I know of no such existing meme, and I've been following the Hugos for a lot more than 25 years. The only "threat" to the Hugos of this kind was the aforementioned Hubbard. That was more than 25 years ago, and the response to it was not "No Award" but the other four, more deserving nominees. Traditionally, "No Award" is a response to a nominee list which sucked because there was nothing good out there, not to a threat caused by campaigning. It's also worth noting that this, too, has not been a notable problem for a lot more than 25 years.

" It assumes that campaigns have infinite power -- rather than, as any political group has, just the power to abuse holes in the rules."

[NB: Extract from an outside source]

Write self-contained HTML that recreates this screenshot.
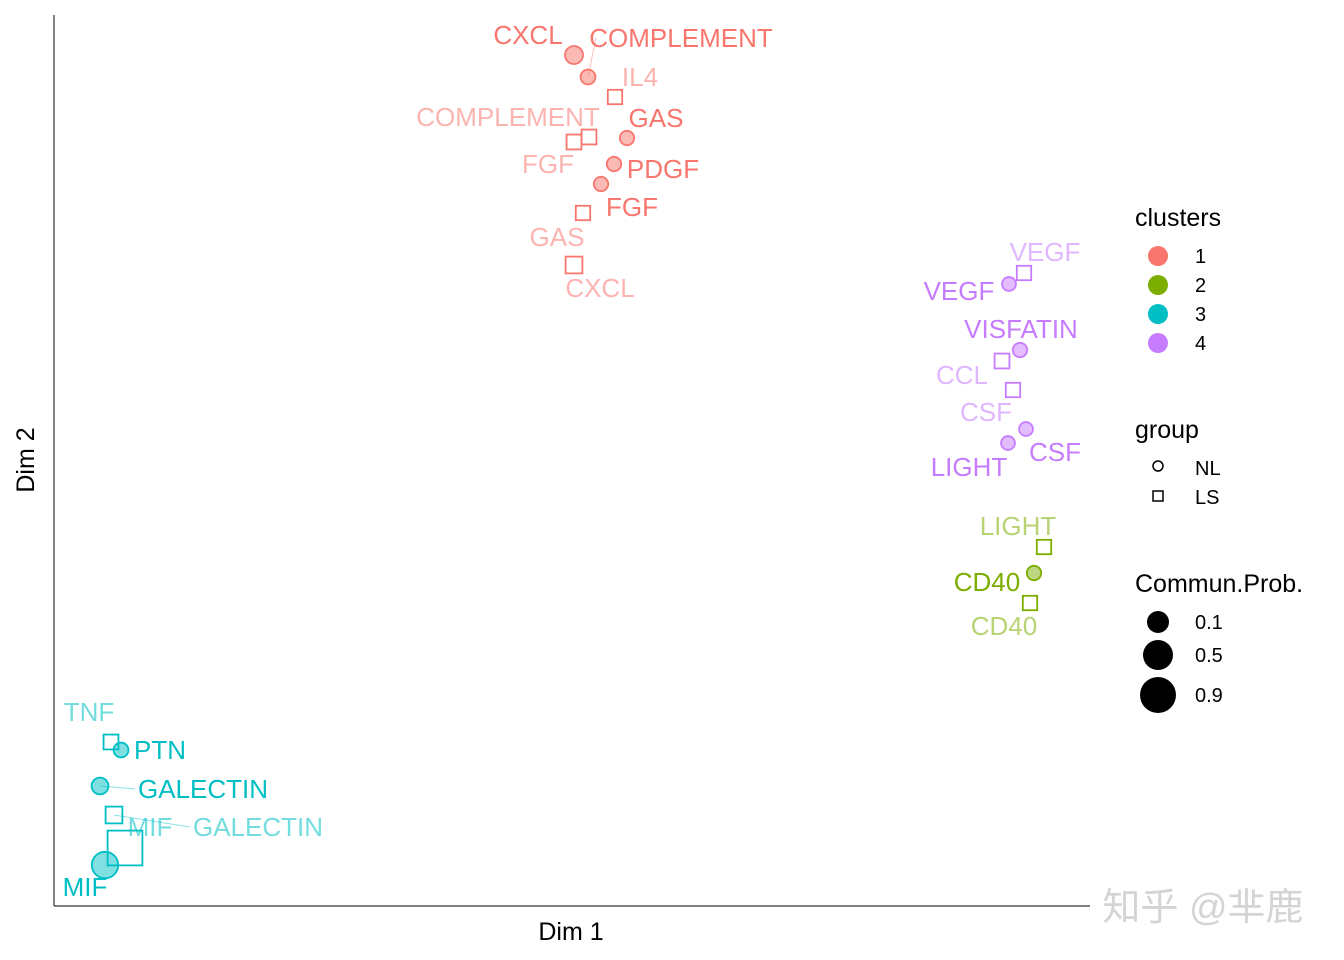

It does not assume infinite power. It assumes exactly what you say it does, the power to abuse holes in the rules. What you can't do is plug all the holes, not without destroying the award. You can plug this particular hole. You can make it harder to exploit other holes. But there will always be other holes that can be exploited. The small numbers of the Puppies is not relevant: they're a large enough number in this polity, even though they're a minority. (Check out the history of the so-called Bolsheviks.) The Puppies can always give up trying, but if they don't - and Vox sure doesn't sound as if he intends to give up - you're reduced to plugging holes every time one is exploited. That gives the impression that it's the rule-makers who are gaming the system, and is one particular case of "destroying the award."